Bullock described one successful execution of its activation strategy. Cristosal sued the Salvadoran government on behalf of six families forced out of their homes by gang violence, contending that an indifferent government had violated their constitutional rights. In July, the country’s Supreme Court sided with the families, ordering the government to recognize the problem of forced displacement after years of denial, prevent it from happening and aid victims.

David Morales, who directs Cristosal’s strategic litigation team, told the audience of 75 at Washington University of another attempt to hold the powerful of El Salvador accountable for wrongdoing through the courts. Cristosal is privately prosecuting the perpetrators of the El Mozote massacre, in which U.S.-trained government soldiers killed more than 1,000 civilians—more than half of them children—in 1981, the second year of the country’s 12-year civil war. Morales began investigating the massacre during the conflict when he worked in the human rights office of the Catholic diocese of San Salvador, the nation’s capital. (Morales also sought justice for the 1980 assassination of Archbishop Oscar Romero, a defender of the poor scheduled to be canonized as a Catholic saint on Oct. 14).

The El Mozote case came to a halt when the civil war ended in 1992 with an amnesty agreement that shielded war criminals from prosecution. However, the country’s Supreme Court struck down the amnesty as unconstitutional in 2016. That decision allowed Morales to pick up where he left off years earlier.

Morales said the naked use of violence against civilians during the war has persisted into the present as the Salvadoran police and military take an “iron fist” approach toward gang violence “without investments in policies to prevent crime.” In the process, young people merely suspected of gang membership face imprisonment, torture and extrajudicial execution.

Bullock added that it’s important to prosecute decades-old war crimes because “when there is no truth, when there is no justice, there is a continuation of the norm.”

“We think we can challenge the assumption of impunity, the assumption of the powerful that they can do what they like to the weak without any consequences,” Bullock said about the court case. “It’s something we chip away at.”

Other than urging the United States to protect refugees from the Northern Triangle, Bullock and Morales did not address controversial U.S. immigration policies on family separation, temporary protected status or Deferred Action for Childhood Arrivals. Bullock more broadly stressed the importance of the United States, however imperfect, of upholding human rights.

“It means a lot to the world when the United States says that human rights matter,” said Bullock. “There’s leverage, then, for organizations like ourselves to advocate.”

“But when the United States abrogates a leadership role, there’s less pressure to leverage those changes,” he said. He noted a resurgence of authoritarianism across the globe and “even in our own country,” which emboldens human-rights violators.

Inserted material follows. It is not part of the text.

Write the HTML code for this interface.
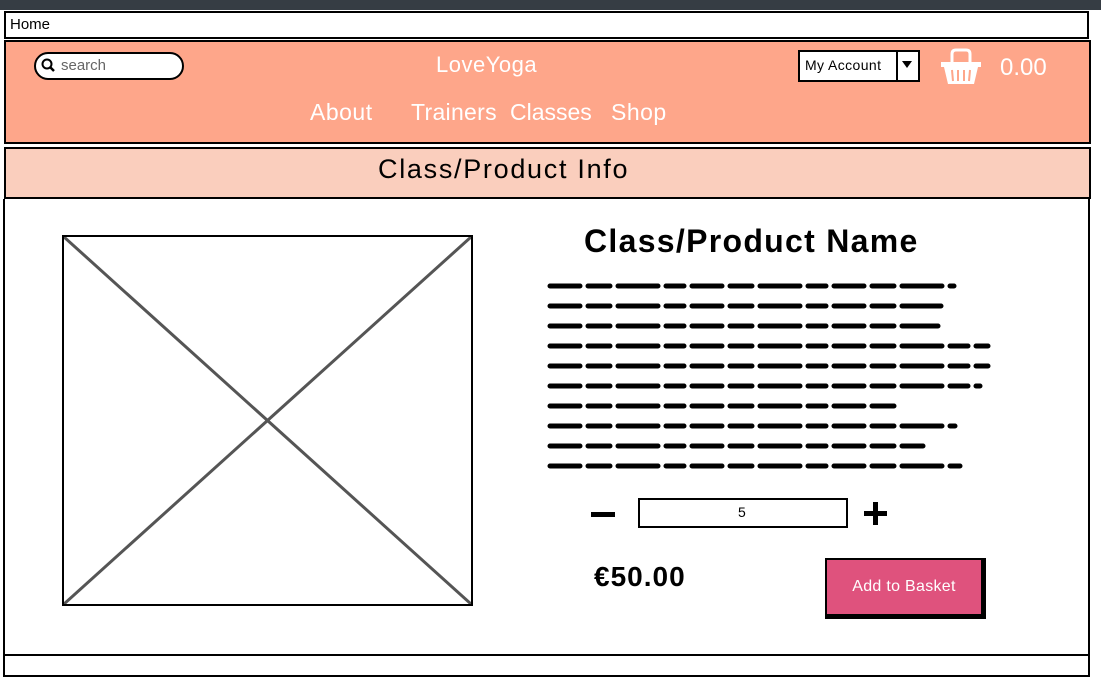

Case in point: “In Nicaragua, the regime has killed more than 400 protesters in the last few months and kicked the United Nations High Commissioner for Human Rights out of the country with no concern for [international] consequences.”

Bullock also disputed President Donald Trump’s characterization of El Salvador and other developing nations as “shithole countries,” saying that the president ignores U.S. policies that have shaped those countries for the worse over the years. For example, the bullets used by the government soldiers in the El Mozote massacre were made in an army munitions plant in Independence, Missouri, Bullock said.

“We can’t see ourselves in isolation from the conditions that are there,” he said.

A panel of three St. Louis faith-based activists at the symposium related the work of Cristosal in Central America to their own missions. “Faith is personal, but not private—faith has to go public,” said the Rev. Travis Winckler, pastor of Second Presbyterian Church. His congregation, said Winckler, is trying to live out those words by bridging the divide between a predominantly African-American neighborhood immediately to the north that has experienced “the historical residue of racism” and a more affluent, integrated neighborhood next door.

To the Rev. Dietra Wise-Baker, who was active in the protests in Ferguson, Missouri, following the police shooting of Michael Brown, the “iron fist” wielded by the Salvadoran army and police “sounds like the same story, the same song that has happened here, with police in riot gear.”

“How do they understand who we are in their service to us?” said Wise-Baker. “There’s so much resonance between our people and the people of El Salvador.” She added that she had not previously viewed the oppression of African-Americans through a human-rights lens.

Wise-Baker, a community organizer with a group called Metropolitan Congregations United, is on the same page with Cristosal, though, when it comes to using the judicial system. In August, her group filed a lawsuit against a local school district along with Missouri educational agencies in federal court for allegedly providing substandard education to homeless children, in violation of federal law. “This is a form of trying to get accountability from the state,” she said.

The panelists also commented on false characterizations or narratives repeated about those deprived of human rights, such as the misconception that undocumented immigrants crossing the southern border are mostly job seekers, or, as Trump has said, “criminals and rapists.”

“I’d hate to think about actually repeating what people say against us,” said Maharat Rori Picker Neiss, executive director of the Jewish Community Relations Council of St. Louis.

Neiss said a false narrative undergirded a common argument that would-be immigrants should come here legally like previous generations of newcomers.

“We’ve had a history of Jews illegally entering this country,” she said. “In my childhood, so many of the stories we heard were about how people heroically falsified papers, stole papers, did whatever they needed to do to survive.”

-Robert Lowes, an independent journalist and poet, is a member of the Episcopal Church of the Holy Communion in University City, Missouri, a suburb of St. Louis.